My father used this notion--the prophet as necessary corrective to skewed morals cloaked in religious righteousness--to frame the reading. God promises bad things to the extant religious leaders. Said leaders get angry at the messenger. God says God is setting a plumb line, finding God's people askew even as they claim (loudly) how holy they are.

At that point Daddy donned a baseball cap. "Straight," he said. He canted it to one side, like a nineties teenager trying to be too cool. "Askew," he said. Everyone laughed. I meant to get a picture.

We are challenged, Daddy explain, to stand with prophets against a world--and sometimes a religion--skewed against the poor, the downtrodden, the stranger . . . [Daddy paused meaningfully] the migrant." What would the plumb line reveal about the current situation at the border. (At this point someone in class walked out.)

He turned to the Good Samaritan story. "What must I do to inherit eternal life?" a religious leader asks Jesus. Note, my father said, that the question is self-centered. Jesus asks him what the scripture says. "Love the Lord with all your heart, soul, mind, and strength, and love your neighbor as yourself." Jesus agrees. "But who is my neighbor?" asks the leader. Jesus answers with the story.

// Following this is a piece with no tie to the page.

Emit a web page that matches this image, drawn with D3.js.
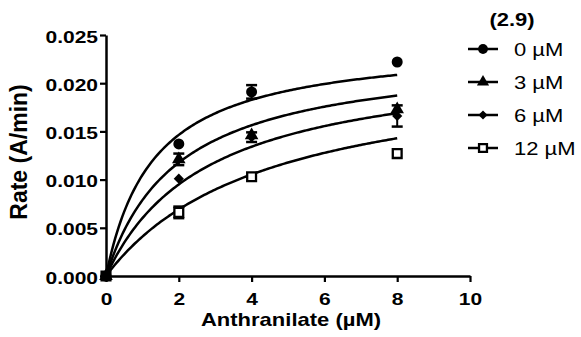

A man gets waylaid and beaten, left for dead. Along comes a priest--just the person you'd want in a situation like that, a professional helper of the destitute--and the priest leans away, veers to avoid him. And at that point my father dons the hat and turns it askew. This happens again with the next religious leader, again someone who knows the Law that ostensibly grants eternal life (in the Lucian context, at least). And only the Samaritan--the hated Samaritan, one who ostensibly does not follow the law--keeps straight to the neighbor in need (Burbank-Williams's devotional underlines this point).

Where, Daddy asked, are we walking askew, veering away from neighbors in need--the poor, the imprisoned, the sick, the migrant? Some problems, he allowed, can seem too big, too complicated or entrenched, for us to do anything about them singly. At such points all we can do, we feel, is pray. Isn't it funny, he reflected, how we pray as a last resort. After all else fails, when we don't know what else to do, we pray.

Yet prayer, he continued, isn't the end of action. It's the beginning. Often, he reflected, I find myself acting to help people in ways I would not have otherwise--all because I had prayed about it previously. Prayer turns our attention to problems, puts people and situations on our radar, gets us motivated to work on those problems. It prompts action, moves us to un-skew our walk to match God's plumb line.

I loved it. It's been years since I've heard my father preach. This wasn't a sermon, but it was homiletical. I saw Daddy's movement of thought, bringing the seemingly disparate into alignment. I saw things I had never noticed in these familiar passages. I'll carry these insights with me into my life and work.

I'm so proud and grateful for my father.